TOKYO (AP) — European and Asian stocks fell Thursday after the new head of the Federal Reserve suggested U.S. interest rates could rise sooner than financial markets were anticipating. Wall Street, however, recovered from the previous day's losses.
At a press conference, Janet Yellen implied that the Fed's time frame for raising interest rates was closer to the first half of 2015, sooner than many had expected.

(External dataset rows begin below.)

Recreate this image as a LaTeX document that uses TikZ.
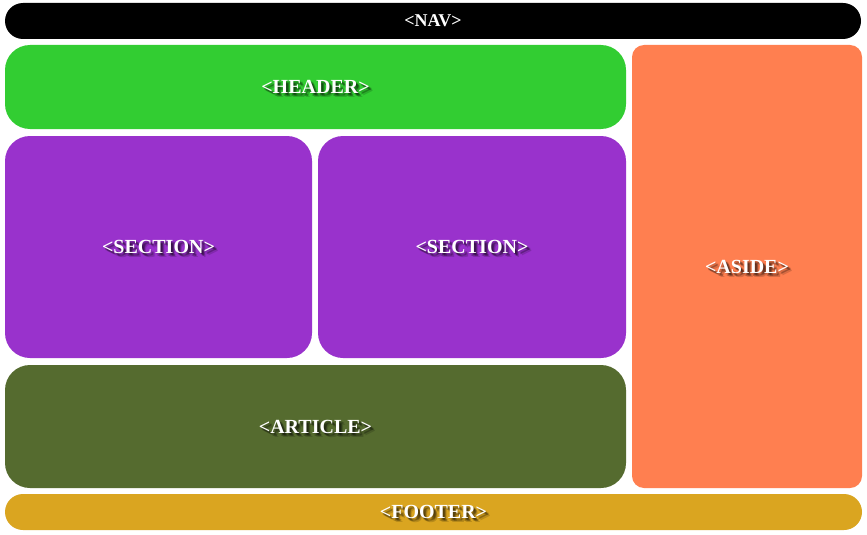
\documentclass[tikz,border=0pt]{standalone}
\usepackage{fontspec}
\setmainfont{Liberation Serif}
\usetikzlibrary{calc}

\definecolor{headergreen}{HTML}{32CD32}
\definecolor{sectionpurple}{HTML}{9932CC}
\definecolor{articleolive}{HTML}{556B2F}
\definecolor{asidecoral}{HTML}{FF7F50}
\definecolor{footergold}{HTML}{DAA520}

\begin{document}
\begin{tikzpicture}[x=1pt, y=-1pt,
    box/.style={rectangle, inner sep=0pt, outer sep=0pt, rounded corners=25pt},
    tag/.style={text=white, inner sep=0pt},
    tagshadow/.style={text=black, opacity=0.16, inner sep=0pt}]
    % Page
    \fill[white] (0,0) rectangle (867,535);
    \useasboundingbox (0,0) rectangle (867,535);

    % Layout boxes
    \node[box, fill=black, rounded corners=18pt, minimum width=856pt, minimum height=36pt] (nav) at (433,21) {};
    \node[box, fill=headergreen, minimum width=621pt, minimum height=84pt] (header) at (315.5,87) {};
    \node[box, fill=sectionpurple, minimum width=307pt, minimum height=222pt] (sectionA) at (158.5,247) {};
    \node[box, fill=sectionpurple, minimum width=308pt, minimum height=222pt] (sectionB) at (472,247) {};
    \node[box, fill=articleolive, minimum width=621pt, minimum height=123pt] (article) at (315.5,426.5) {};
    \node[box, fill=asidecoral, rounded corners=12pt, minimum width=230pt, minimum height=443pt] (aside) at (747,266.5) {};
    \node[box, fill=footergold, rounded corners=18pt, minimum width=857pt, minimum height=36pt] (footer) at (433.5,512) {};

    % Tags with a soft shadow
    \foreach \n/\t/\s in {nav/NAV/18, header/HEADER/20, sectionA/SECTION/20, sectionB/SECTION/20,
                          article/ARTICLE/20, aside/ASIDE/20, footer/FOOTER/20} {
        \foreach \dx/\dy in {1/1, 2/2, 3/3, 2/3, 3/2, 4/4} {
            \node[tagshadow, font=\bfseries\fontsize{\s}{\s}\selectfont] at ($(\n.center)+(\dx,\dy)$) {<\t>};
        }
        \node[tag, font=\bfseries\fontsize{\s}{\s}\selectfont] (\n-tag) at (\n.center) {<\t>};
    }
\end{tikzpicture}
\end{document}
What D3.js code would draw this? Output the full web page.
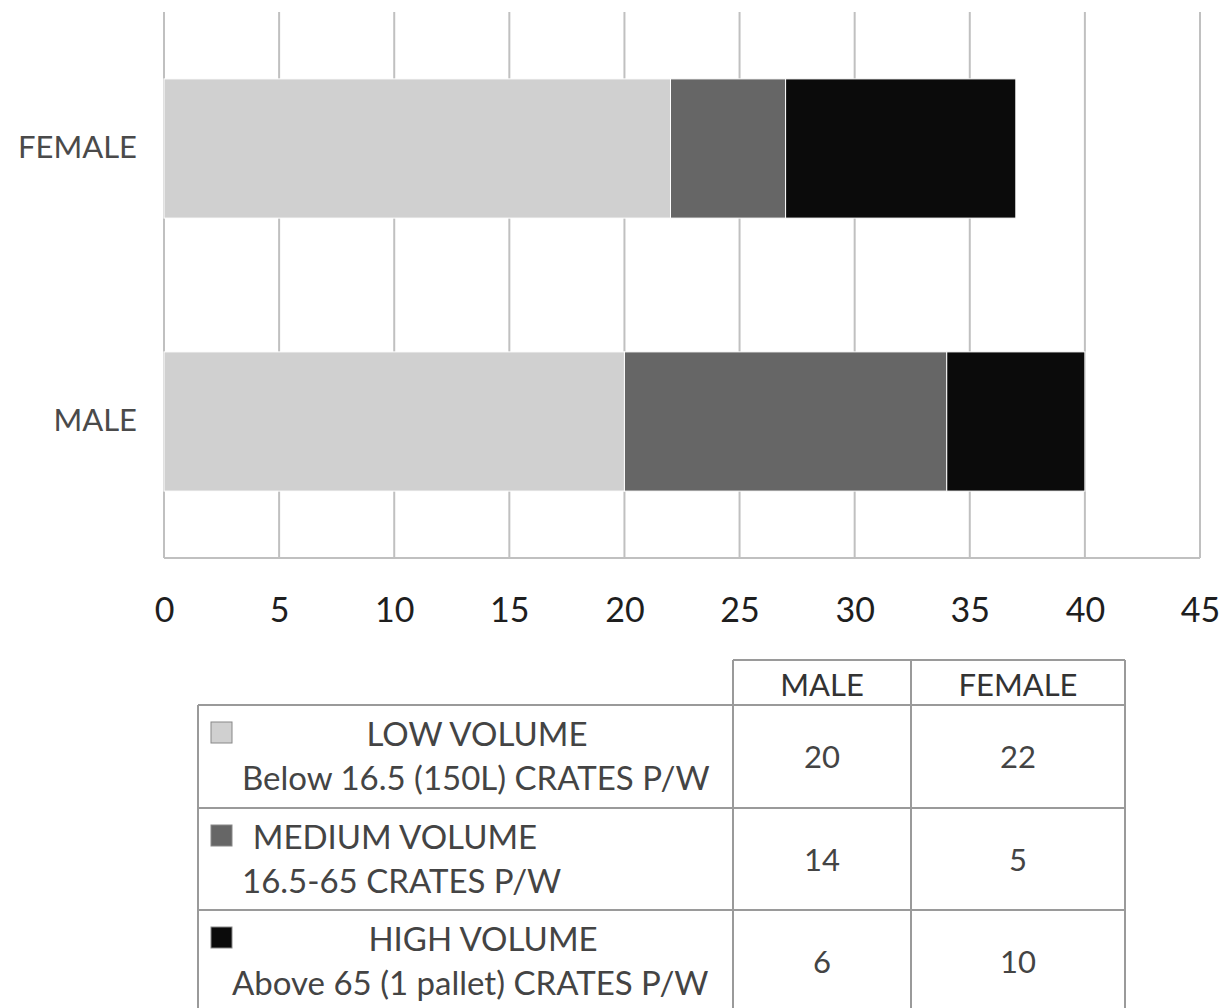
<!DOCTYPE html>
<html><head><meta charset="utf-8">
<script src="https://cdn.jsdelivr.net/npm/d3@7"></script>
<style>body{margin:0;background:#fff}svg{display:block}text{font-family:Lato,"Open Sans",sans-serif}</style>
</head><body><svg id="c" width="1228" height="1008"></svg>
<script>
const categories = ["FEMALE","MALE"];
const seriesNames = ["LOW VOLUME","MEDIUM VOLUME","HIGH VOLUME"];
const seriesSub = ["Below 16.5 (150L) CRATES P/W","16.5-65 CRATES P/W","Above 65 (1 pallet) CRATES P/W"];
const lowVals = [22,20];
const medVals = [5,14];
const highVals = [10,6];
const tickVals = [0,5,10,15,20,25,30,35,40,45];
const colors = ["#d0d0d0","#666666","#0b0b0b"];

const svg = d3.select("#c");
const x = d3.scaleLinear().domain([0,45]).range([164,1200]);
const y = d3.scaleBand().domain(categories).range([12,558]).paddingInner(0.49).paddingOuter(0.245);

// gridlines
svg.append("g").selectAll("line").data(tickVals).join("line")
  .attr("x1",d=>x(d)).attr("x2",d=>x(d)).attr("y1",12).attr("y2",558)
  .attr("stroke","#c0c0c0").attr("stroke-width",2);
svg.append("line").attr("x1",x(0)).attr("x2",x(45)).attr("y1",558).attr("y2",558)
  .attr("stroke","#c0c0c0").attr("stroke-width",2);

const stackData = categories.map((c,i)=>({cat:c, s0:lowVals[i], s1:medVals[i], s2:highVals[i]}));
const stack = d3.stack().keys(["s0","s1","s2"])(stackData);
svg.append("g").selectAll("g").data(stack).join("g").attr("fill",(d,i)=>colors[i])
  .selectAll("rect").data(d=>d).join("rect")
  .attr("x",d=>x(d[0])).attr("width",d=>x(d[1])-x(d[0]))
  .attr("y",d=>y(d.data.cat)).attr("height",y.bandwidth())
  .attr("stroke","#ffffff").attr("stroke-width",1);

// axis
const ax = svg.append("g").attr("transform","translate(0,558)")
  .call(d3.axisBottom(x).tickValues(tickVals).tickSize(0).tickPadding(40));
ax.select(".domain").remove();
ax.selectAll("text").attr("font-size",34).attr("fill","#1e1e1e").attr("font-family","Lato,sans-serif");

const ay = svg.append("g").attr("transform","translate(137,0)")
  .call(d3.axisLeft(y).tickSize(0).tickPadding(0));
ay.select(".domain").remove();
ay.selectAll("text").attr("font-size",31).attr("fill","#4a4a4a").attr("font-family","Lato,sans-serif");

// data table
const tbl = svg.append("g");
const colX = [198,733,911,1125];
const rowY = [660,705,808,910,1013];
const lc = "#9a9a9a";
const ln = (x1,y1,x2,y2)=>tbl.append("line").attr("x1",x1).attr("y1",y1).attr("x2",x2).attr("y2",y2).attr("stroke",lc).attr("stroke-width",2);
ln(colX[1],rowY[0],colX[3],rowY[0]);
[1,2,3].forEach(k=>ln(colX[k],rowY[0],colX[k],rowY[4]));
ln(colX[0],rowY[1],colX[0],rowY[4]);
rowY.slice(1).forEach(v=>ln(colX[0],v,colX[3],v));

const hdr = ["MALE","FEMALE"];
tbl.selectAll(".hdr").data(hdr).join("text").attr("class","hdr")
  .attr("x",(d,i)=>(colX[i+1]+colX[i+2])/2).attr("y",696).attr("text-anchor","middle")
  .attr("font-size",31).attr("fill","#333").text(d=>d);

const all = [lowVals,medVals,highVals];
const nameX = [477,395,483];
const subX = [242,242,232];
seriesNames.forEach((n,i)=>{
  const y0 = rowY[i+1];
  tbl.append("rect").attr("x",211).attr("y",y0+17).attr("width",21).attr("height",21)
    .attr("fill",colors[i]).attr("stroke","#888").attr("stroke-width",1);
  tbl.append("text").attr("x",nameX[i]).attr("y",y0+41).attr("text-anchor","middle")
    .attr("font-size",33).attr("fill","#444").text(n);
  tbl.append("text").attr("x",subX[i]).attr("y",y0+85)
    .attr("font-size",33).attr("fill","#444").text(seriesSub[i]);
  [all[i][1], all[i][0]].forEach((v,j)=>{
    tbl.append("text").attr("x",(colX[j+1]+colX[j+2])/2).attr("y",y0+63).attr("text-anchor","middle")
      .attr("font-size",31).attr("fill","#444").text(v);
  });
});
</script></body></html>
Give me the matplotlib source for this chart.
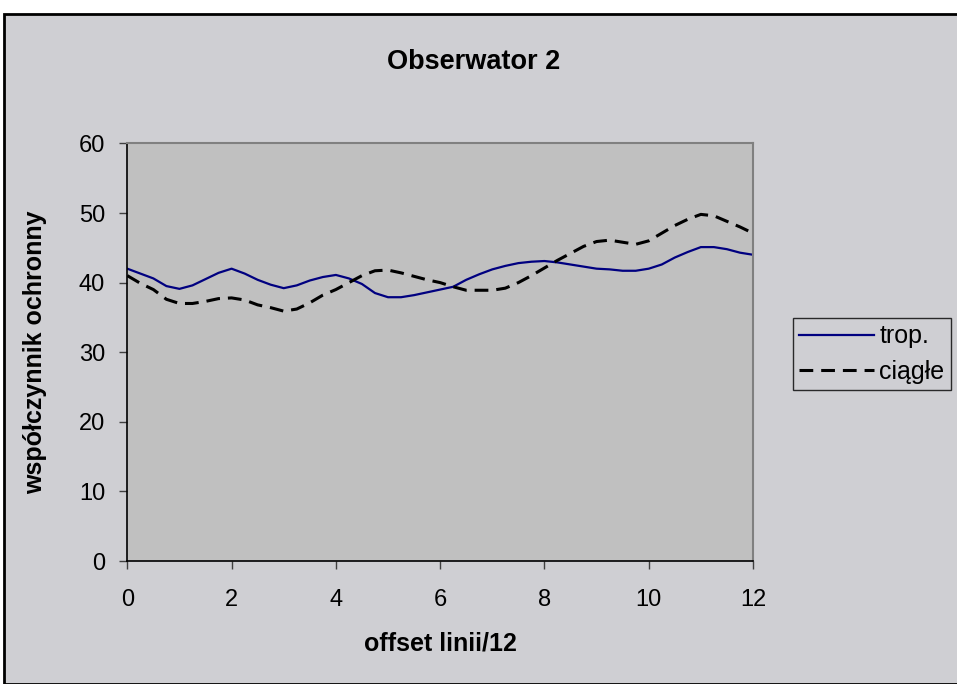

The Fed also voted to cut its monthly bond purchases from $65 billion to $55 billion as part of its ongoing winding down of the extraordinary monetary stimulus.
Hiromichi Tamura, chief strategist at Nomura Securities Co. in Tokyo, said higher U.S. interest rates were expected to come eventually, but there was "a surprise element" in Yellen's remarks.
Germany's DAX lost 0.4 percent to 9,243.73 and France's CAC 40 inched down 0.1 percent to 4,304.62. Britain's FTSE 100 shed 0.6 percent to 6,531.47.
In the U.S., the Dow was up 0.4 percent at 16,282 and the S&P 500 rose 0.3 percent to 1,866.54.
Sentiment was supported by new economic figures showing the number of people seeking U.S. unemployment benefits rose 5,000 last week to 320,000, close to pre-recession levels.
The dollar, which on Wednesday had its biggest one-day gain since August because of the higher interest rate talk, edged higher still. The euro slipped 0.4 percent against the U.S. currency, to $1.3775. The dollar rose 0.1 percent against the Japanese yen, to 102.43 yen.
Earlier, in Asia, Japan's Nikkei 225 fell 1.7 percent to 14,224.23 and South Korea's Kospi dropped 0.9 percent to 1,919.52.
Hong Kong's Hang Seng sank 1.8 percent to 21,182.16. Shares also fell in Taiwan, Australia, India and Southeast Asia.
Benchmark U.S. crude for April delivery was down 15 cents to $100.22 a barrel in electronic trading on New York Mercantile Exchange. The contract gained 67 cents to $100.37 on Wednesday. Most trading has moved to the May contract, which was up down 33 cents at $98.84 a barrel.